Mills puts seven templates of ads on Craigslist year-round. His most interesting response came from a New York City group, Yung Flutes. Perry Yung is a performer and teacher of the shakuhachi, which Mills says is “the most difficult flute to learn to play. He teaches elementary school children in New York City how to make these flutes, and how to perform.
“They were looking for a national distributor of bamboo in order to make flutes. I was just floored by that. I thought, ‘I’m going to try to milk this for all it’s worth.’
“We went back and forth and I said, ‘Why don’t you send me the specifications on what kind of bamboo it is, and I’ll see if I have it?’ What they require is, you have to go underground to dig it up. … You don’t just whack it off at the ground. There are rings, almost at the root, that they need in order to make the mouthpiece.”
He sent two packages of bamboo – six 3-foot sections. Mills didn’t charge money that time, although Yung paid for the shipping. Instead, he asked for and got a flute. “Now I just have to learn how to play it,” he says, chuckling.
He hopes for an ongoing relationship with Yung once the latter returns from a tour in China and Japan. Regardless, “This is hilarious to me because I think it’s so novel.”
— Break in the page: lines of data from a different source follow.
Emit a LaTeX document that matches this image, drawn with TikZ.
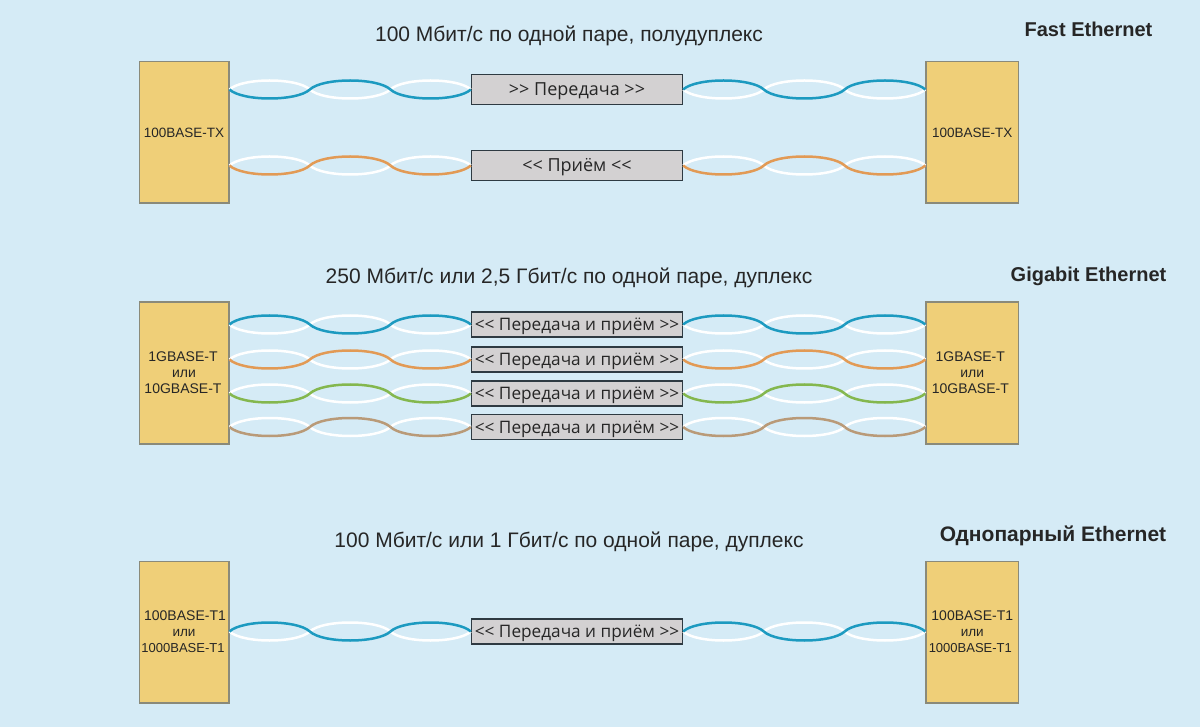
\documentclass[tikz,border=0pt]{standalone}
\usepackage{fontspec}
\setmainfont{Liberation Sans}
\newfontfamily\lblfont{Open Sans}
\usetikzlibrary{calc}
\definecolor{bgc}{HTML}{D5EBF6}
\definecolor{boxc}{HTML}{EFCF78}
\definecolor{boxl}{HTML}{8A8A7A}
\definecolor{lblc}{HTML}{D3D1D2}
\definecolor{lbll}{HTML}{2E3A42}
\definecolor{tealc}{HTML}{1C9AC0}
\definecolor{orc}{HTML}{E29A55}
\definecolor{grc}{HTML}{84B74E}
\definecolor{brc}{HTML}{B99A78}
\newcommand{\unitbig}{\fontsize{14}{16}\selectfont}
\newcommand{\unitsmall}{\fontsize{13}{16}\selectfont}
\tikzset{
 unit/.style={draw=boxl,line width=1.5pt,fill=boxc,minimum height=141.5pt,inner sep=0pt,align=center,font=\fontsize{13.5}{16}\selectfont,text=black!85},
 lunit/.style={unit,minimum width=89.5pt},
 runit/.style={unit,minimum width=92.5pt},
 lbl/.style={draw=lbll,line width=1.4pt,fill=lblc,minimum width=211pt,inner sep=0pt,text height=16pt,text depth=4pt,text=black!85},
 lowlbl/.style={lbl,minimum height=30pt,font=\lblfont\fontsize{18}{20}\selectfont},
 duplbl/.style={lbl,minimum height=25pt,font=\lblfont\fontsize{17.2}{20}\selectfont},
 head/.style={font=\fontsize{21}{25}\selectfont,text=black!85},
 title/.style={font=\bfseries\fontsize{20}{24}\selectfont,text=black!85},
 wire/.style={line width=2.5pt}
}
% one strand of a lobe: from #1 to #2, colour #3, bulge #4 (positive is downward)
\newcommand{\strand}[4]{%
 \draw[wire,#3] #1 .. controls ($#1!0.16!#2+(0,#4)$) and ($#1!0.84!#2+(0,#4)$) .. #2;}
% twisted pair between two anchors: white strand first, then the coloured one over it.
% #3 colour, #4 = 1 when the coloured strand starts below, -1 when it starts above
\newcommand{\twist}[4]{%
 \coordinate (t1) at ($#1!0.333!#2$);
 \coordinate (t2) at ($#1!0.667!#2$);
 \strand{#1}{(t1)}{white}{-12*#4}
 \strand{(t1)}{(t2)}{white}{12*#4}
 \strand{(t2)}{#2}{white}{-12*#4}
 \strand{#1}{(t1)}{#3}{12*#4}
 \strand{(t1)}{(t2)}{#3}{-12*#4}
 \strand{(t2)}{#2}{#3}{12*#4}}
\begin{document}
\begin{tikzpicture}[x=1pt,y=-1pt]
\useasboundingbox (0,0) rectangle (1200,727);
\fill[bgc] (0,0) rectangle (1200,727);

\node[head] (h1) at (569,36) {100 Мбит/с по одной паре, полудуплекс};
\node[head] (h2) at (569,278) {250 Мбит/с или 2,5 Гбит/с по одной паре, дуплекс};
\node[head] (h3) at (569,542) {100 Мбит/с или 1 Гбит/с по одной паре, дуплекс};
\node[title] (t1n) at (1088.5,29) {Fast Ethernet};
\node[title] (t2n) at (1088.5,276) {Gigabit Ethernet};
\node[title,font=\bfseries\fontsize{21}{24}\selectfont] (t3n) at (1053,536) {Однопарный Ethernet};

\node[lunit] (A1) at (184,132.5) {100BASE-TX};
\node[runit] (B1) at (972.3,132.5) {100BASE-TX};
\node[lunit,font=\unitbig] (A2) at (184,373) {1GBASE-T\hspace*{2pt}\\или\hspace*{2pt}\\10GBASE-T\hspace*{2pt}};
\node[runit,font=\unitbig] (B2) at (972.3,373) {1GBASE-T\hspace*{4pt}\\или\hspace*{4pt}\\10GBASE-T\hspace*{4pt}};
\node[lunit] (A3) at (184,632) {\unitbig\hspace*{2pt}100BASE-T1\\или\\\unitsmall 1000BASE-T1\hspace*{2pt}};
\node[runit] (B3) at (972.3,632) {\unitbig 100BASE-T1\\или\hspace*{4pt}\\\unitsmall 1000BASE-T1\hspace*{4pt}};

\node[lowlbl] (L1) at (577,89.5) {>{}> Передача >{}>};
\node[lowlbl] (L2) at (577,165.5) {<{}< Приём <{}<};
\node[duplbl] (L3) at (577,324.5) {<{}< Передача и приём >{}>};
\node[duplbl] (L4) at (577,359.5) {<{}< Передача и приём >{}>};
\node[duplbl] (L5) at (577,393.5) {<{}< Передача и приём >{}>};
\node[duplbl] (L6) at (577,427) {<{}< Передача и приём >{}>};
\node[duplbl] (L7) at (577,631.5) {<{}< Передача и приём >{}>};

\twist{(A1.east|-L1)}{(L1.west)}{tealc}{1}
\twist{(L1.east)}{(B1.west|-L1)}{tealc}{-1}
\twist{(A1.east|-L2)}{(L2.west)}{orc}{1}
\twist{(L2.east)}{(B1.west|-L2)}{orc}{1}
\twist{(A2.east|-L3)}{(L3.west)}{tealc}{-1}
\twist{(L3.east)}{(B2.west|-L3)}{tealc}{-1}
\twist{(A2.east|-L4)}{(L4.west)}{orc}{1}
\twist{(L4.east)}{(B2.west|-L4)}{orc}{1}
\twist{(A2.east|-L5)}{(L5.west)}{grc}{1}
\twist{(L5.east)}{(B2.west|-L5)}{grc}{1}
\twist{(A2.east|-L6)}{(L6.west)}{brc}{1}
\twist{(L6.east)}{(B2.west|-L6)}{brc}{1}
\twist{(A3.east|-L7)}{(L7.west)}{tealc}{-1}
\twist{(L7.east)}{(B3.west|-L7)}{tealc}{-1}
\end{tikzpicture}
\end{document}
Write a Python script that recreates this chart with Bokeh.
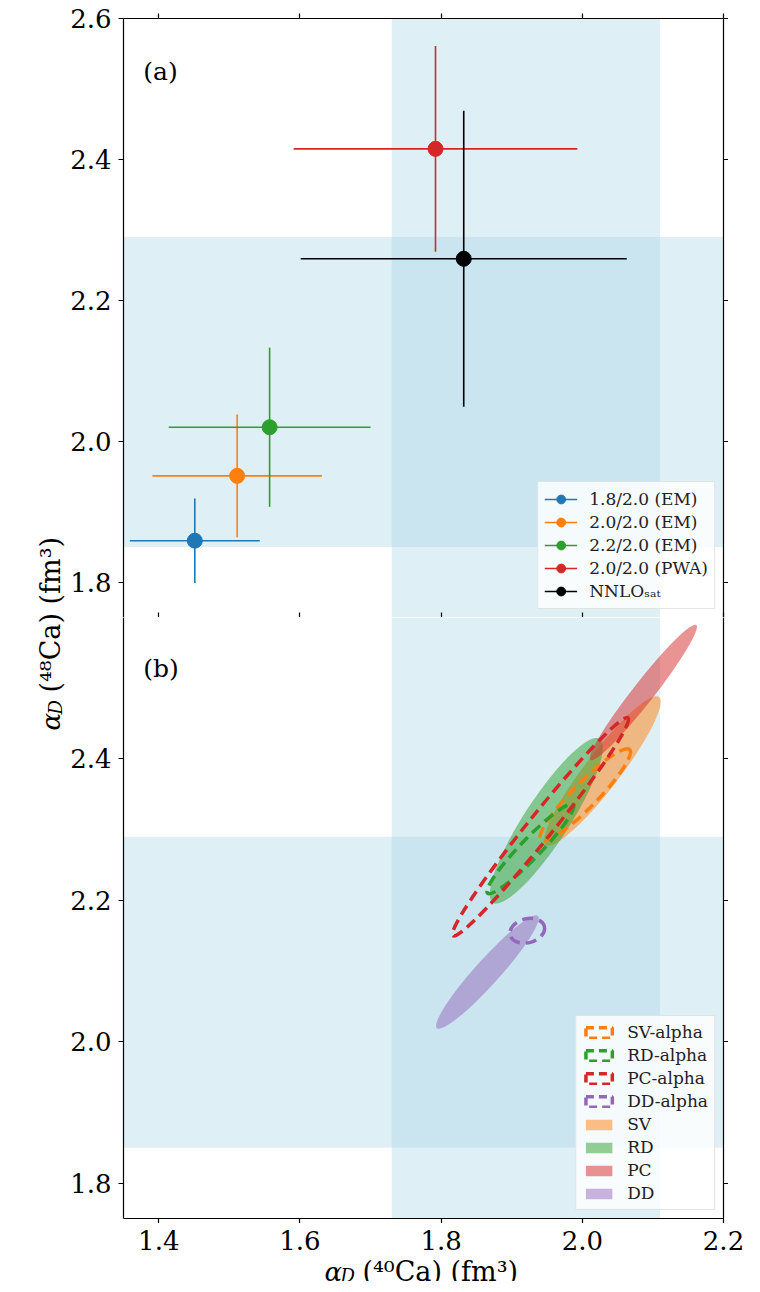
import numpy as np
import pandas as pd
from bokeh.plotting import figure
from bokeh.models import (Range1d, LinearAxis, BoxAnnotation, Legend, LegendItem,
                          Label, ColumnDataSource, FixedTicker, PrintfTickFormatter,
                          CustomJSTickFormatter)
from bokeh.layouts import row, column
from bokeh.embed import file_html
from bokeh.resources import INLINE
from bokeh.core.properties import value

# ---------------- data ----------------
x_lim = [1.35, 2.2]
y_lim = [1.75, 2.6]
x_ticks = [1.4, 1.6, 1.8, 2.0, 2.2]
y_ticks_a = [1.8, 2.0, 2.2, 2.4, 2.6]
y_ticks_b = [1.8, 2.0, 2.2, 2.4]
band_x = [1.73, 2.11]
band_y = [1.85, 2.29]

# panel (a): points with error bars
labels_a = ["1.8/2.0 (EM)", "2.0/2.0 (EM)", "2.2/2.0 (EM)", "2.0/2.0 (PWA)", "NNLOₛₐₜ"]
x_a = [1.451, 1.511, 1.557, 1.792, 1.832]
xerr_a = [0.092, 0.120, 0.143, 0.201, 0.231]
y_a = [1.859, 1.951, 2.020, 2.415, 2.259]
yerr_a = [0.060, 0.087, 0.113, 0.146, 0.210]
colors_a = ["#1f77b4", "#ff7f0e", "#2ca02c", "#d62728", "#000000"]

# panel (b): ellipses (center, full axes, angle in degrees)
ell_names = ["SV", "RD", "PC", "DD"]
ell_colors = ["#ff7f0e", "#2ca02c", "#d62728", "#9467bd"]
fill_x = [2.0285, 1.949, 2.0866, 1.8656]
fill_y = [2.383, 2.3125, 2.494, 2.0986]
fill_major = [0.264, 0.277, 0.243, 0.214]
fill_minor = [0.050, 0.063, 0.030, 0.035]
fill_angle = [52.6, 56.9, 51.9, 48.0]
alpha_x = [2.004, 1.9265, 1.9407, 1.922]
alpha_y = [2.349, 2.273, 2.304, 2.157]
alpha_major = [0.180, 0.175, 0.396, 0.050]
alpha_minor = [0.035, 0.028, 0.035, 0.034]
alpha_angle = [45.6, 46.0, 51.2, 15.0]

FONT = "DejaVu Serif"
BAND_COLOR = "#add8e6"
PX = (x_lim[1] - x_lim[0]) / 600.0   # data units per pixel along x

# ---------------- helpers ----------------
def style_axis(ax, ticks, show_labels, tick_out=5, tick_in=0):
    ax.ticker = FixedTicker(ticks=ticks)
    ax.axis_line_color = "black"
    ax.axis_line_width = 1.2
    ax.major_tick_line_color = "black"
    ax.major_tick_line_width = 1.2
    ax.major_tick_out = tick_out
    ax.major_tick_in = tick_in
    ax.minor_tick_line_color = None
    if show_labels:
        ax.formatter = PrintfTickFormatter(format="%.1f")
        ax.major_label_text_font = FONT
        ax.major_label_text_font_size = "26px"
        ax.major_label_text_color = "black"
        ax.major_label_standoff = 7
    else:
        ax.formatter = CustomJSTickFormatter(code="return ''")
        ax.major_label_standoff = 0


def kill_grid(p):
    for g in p.grid:
        g.visible = False


def make_fig(h_frame, top_border, bottom_border):
    p = figure(frame_width=600, frame_height=h_frame,
               x_range=Range1d(*x_lim), y_range=Range1d(*y_lim),
               output_backend="svg", toolbar_location=None,
               x_axis_location=None, y_axis_location=None,
               min_border_left=57, min_border_right=0,
               min_border_top=top_border, min_border_bottom=bottom_border)
    kill_grid(p)
    p.outline_line_color = None
    p.background_fill_color = "white"
    p.border_fill_color = "white"
    for b in ({"left": band_x[0], "right": band_x[1]},
              {"bottom": band_y[0], "top": band_y[1]}):
        p.add_layout(BoxAnnotation(**b, fill_color=BAND_COLOR, fill_alpha=0.4,
                                   line_color=None, level="underlay"))
    return p


def style_legend(lg, glyph_h, label_h, spacing, padding):
    lg.location = "bottom_right"
    lg.margin = 8
    lg.padding = padding
    lg.spacing = spacing
    lg.label_text_font = FONT
    lg.label_text_font_size = "17px"
    lg.label_text_color = "#222222"
    lg.label_height = label_h
    lg.glyph_height = glyph_h
    lg.glyph_width = 33
    lg.label_standoff = 12
    lg.border_line_color = "#cccccc"
    lg.border_line_width = 1
    lg.background_fill_color = "white"
    lg.background_fill_alpha = 0.8


# ---------------- panel (a) ----------------
p1 = make_fig(599, 18, 0)
ax = LinearAxis(); style_axis(ax, y_ticks_a, True); p1.add_layout(ax, "left")
ax = LinearAxis(); style_axis(ax, y_ticks_a, False); p1.add_layout(ax, "right")
ax = LinearAxis(); style_axis(ax, x_ticks, False); p1.add_layout(ax, "above")
ax = LinearAxis(); style_axis(ax, x_ticks, False, tick_out=0, tick_in=5); p1.add_layout(ax, "below")

df_a = pd.DataFrame({"label": labels_a, "x": x_a, "xerr": xerr_a, "y": y_a,
                     "yerr": yerr_a, "color": colors_a})
items_a = []
for _, r in df_a.iterrows():
    src = ColumnDataSource(dict(x=[r.x], y=[r.y], x0=[r.x - r.xerr], x1=[r.x + r.xerr],
                                y0=[r.y - r.yerr], y1=[r.y + r.yerr]))
    hs = p1.segment(x0="x0", y0="y", x1="x1", y1="y", source=src, line_color=r.color, line_width=1.6)
    vs = p1.segment(x0="x", y0="y0", x1="x", y1="y1", source=src, line_color=r.color, line_width=1.6)
    sc = p1.scatter(x="x", y="y", source=src, size=15, fill_color=r.color, line_color=r.color)
    items_a.append(LegendItem(label=r.label, renderers=[hs, sc]))
lg1 = Legend(items=items_a)
style_legend(lg1, glyph_h=22, label_h=18, spacing=1, padding=6)
p1.add_layout(lg1)
p1.add_layout(Label(x=1.378, y=2.525, text="(a)", text_font=FONT, text_font_size="25px",
                    text_baseline="middle", text_color="black"))

# ---------------- panel (b) ----------------
p2 = make_fig(601, 0, 0)
ax = LinearAxis(); style_axis(ax, y_ticks_b, True); p2.add_layout(ax, "left")
ax = LinearAxis(); style_axis(ax, y_ticks_b, False); p2.add_layout(ax, "right")
ax = LinearAxis(); style_axis(ax, x_ticks, False); p2.add_layout(ax, "below")

df_f = pd.DataFrame({"name": ell_names, "color": ell_colors, "x": fill_x, "y": fill_y,
                     "w": fill_major, "h": fill_minor, "ang": np.radians(fill_angle)})
df_d = pd.DataFrame({"name": [n + "-alpha" for n in ell_names], "color": ell_colors,
                     "x": alpha_x, "y": alpha_y, "w": alpha_major, "h": alpha_minor,
                     "ang": np.radians(alpha_angle)})
for _, r in df_f.iterrows():
    p2.ellipse(x=[r.x], y=[r.y], width=[r.w], height=[r.h], angle=[r.ang],
               fill_color=r.color, fill_alpha=0.5, line_color=None)
for _, r in df_d.iterrows():
    p2.ellipse(x=[r.x], y=[r.y], width=[r.w], height=[r.h], angle=[r.ang],
               fill_color=None, line_color=r.color, line_width=3.5, line_dash="11 6")

# legend-only swatches (rectangles, like matplotlib patch handles); NaN -> nothing drawn
def proxy_src():
    return ColumnDataSource(dict(left=[np.nan], right=[np.nan], top=[np.nan], bottom=[np.nan]))

items_b = []
for _, r in df_d.iterrows():
    q = p2.quad(left="left", right="right", top="top", bottom="bottom", source=proxy_src(),
                fill_color=None, line_color=r.color, line_width=3.5, line_dash="8 5")
    items_b.append(LegendItem(label=r["name"], renderers=[q]))
for _, r in df_f.iterrows():
    q = p2.quad(left="left", right="right", top="top", bottom="bottom", source=proxy_src(),
                fill_color=r.color, fill_alpha=0.5, line_color=None)
    items_b.append(LegendItem(label=r["name"], renderers=[q]))
lg2 = Legend(items=items_b)
style_legend(lg2, glyph_h=13, label_h=17, spacing=3, padding=6)
p2.add_layout(lg2)
p2.add_layout(Label(x=1.378, y=2.528, text="(b)", text_font=FONT, text_font_size="25px",
                    text_baseline="middle", text_color="black"))

# ---------------- x tick labels + x-axis label strip ----------------
H_TOTAL = 1290
XL_H = 58
xl = figure(frame_width=625, frame_height=XL_H,
            x_range=Range1d(x_lim[0], x_lim[1] + 25 * PX), y_range=Range1d(0, XL_H),
            output_backend="svg", toolbar_location=None,
            x_axis_location=None, y_axis_location=None,
            min_border_left=57, min_border_right=0, min_border_top=0, min_border_bottom=0)
kill_grid(xl)
xl.outline_line_color = None
xl.background_fill_color = "white"
xl.border_fill_color = "white"
xl.text(x=x_ticks, y=[XL_H - 7] * len(x_ticks), text=[f"{t:.1f}" for t in x_ticks],
        text_font=value(FONT), text_font_size=value("26px"), text_align=value("center"),
        text_baseline=value("top"), text_color="black")
xl_x0 = x_lim[0] + 201 * PX
XB = 10   # baseline of the axis title inside the strip
xl.text(x=[xl_x0], y=[XB], text=["α"], text_font=value(FONT), text_font_style=value("italic"),
        text_font_size=value("26px"), text_baseline=value("alphabetic"), text_color="black")
xl.text(x=[xl_x0 + 16 * PX], y=[XB - 4], text=["D"], text_font=value(FONT),
        text_font_style=value("italic"), text_font_size=value("18px"),
        text_baseline=value("alphabetic"), text_color="black")
xl.text(x=[xl_x0 + 38 * PX], y=[XB], text=["(⁴⁰Ca) (fm³)"], text_font=value(FONT),
        text_font_size=value("27px"), text_baseline=value("alphabetic"), text_color="black")

# ---------------- y-axis label figure ----------------
YL_W = 66
yl = figure(frame_width=YL_W, frame_height=H_TOTAL - 10, x_range=Range1d(0, YL_W),
            y_range=Range1d(10, H_TOTAL), output_backend="svg", toolbar_location=None,
            x_axis_location=None, y_axis_location=None,
            min_border_left=0, min_border_right=0, min_border_top=0, min_border_bottom=0)
kill_grid(yl)
yl.outline_line_color = None
yl.background_fill_color = "white"
yl.border_fill_color = "white"
y0 = H_TOTAL - 730
yl.text(x=[50], y=[y0], text=["α"], angle=np.pi / 2, text_font=value(FONT),
        text_font_style=value("italic"), text_font_size=value("26px"),
        text_baseline=value("alphabetic"), text_color="black")
yl.text(x=[55], y=[y0 + 16], text=["D"], angle=np.pi / 2, text_font=value(FONT),
        text_font_style=value("italic"), text_font_size=value("18px"),
        text_baseline=value("alphabetic"), text_color="black")
yl.text(x=[50], y=[y0 + 38], text=["(⁴⁸Ca) (fm³)"], angle=np.pi / 2, text_font=value(FONT),
        text_font_size=value("27px"), text_baseline=value("alphabetic"), text_color="black")

layout = row(yl, column(p1, p2, xl, spacing=0), spacing=0)
open("out.html", "w").write(file_html(layout, INLINE))
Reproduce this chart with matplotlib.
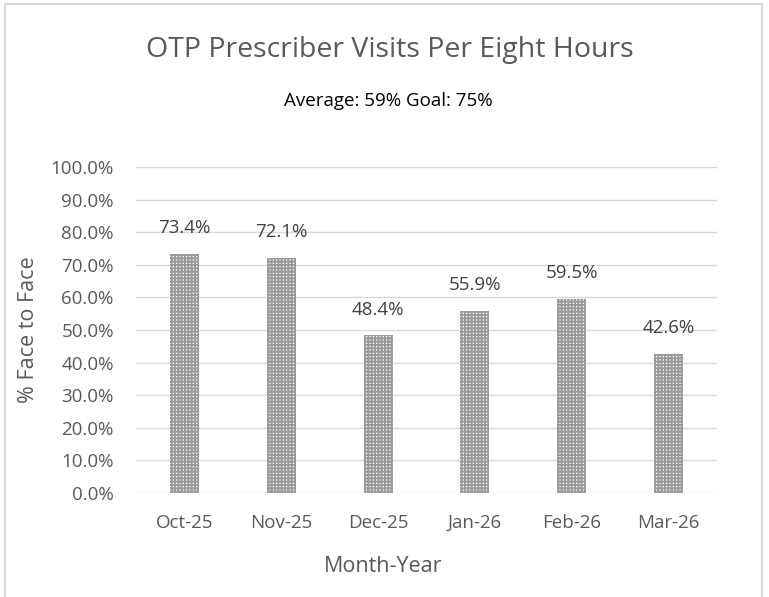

Mills says bamboo has myriad uses that range from tomato stakes to hat racks to coat racks. “I had someone from Goodwill buy some huge bamboo stalks to make a waterfall. It’s like a pipe. You can hollow them out; I’m working on that right now. I whack them off and you have to dry them, so I throw them on top of my carport and they fry in this hot sun.”
He says a couple of teachers have asked about the bamboo to use for displays in their classrooms. “They’ll use it for arts and crafts, to be able to hang things from it. Most people only think of it for using it for fishing poles … I’ve sold some for that.”
The price “can go for anywhere from $2 to $200, depending on what it’s used for. But it’s not enough sales to cause me to make a living at it.”
Mills says he’s up to 42 items in his inventory that he grows in his yard, including a lot of banana trees. “My motto is: I try to turn a passionate hobby into a profitable way of life.”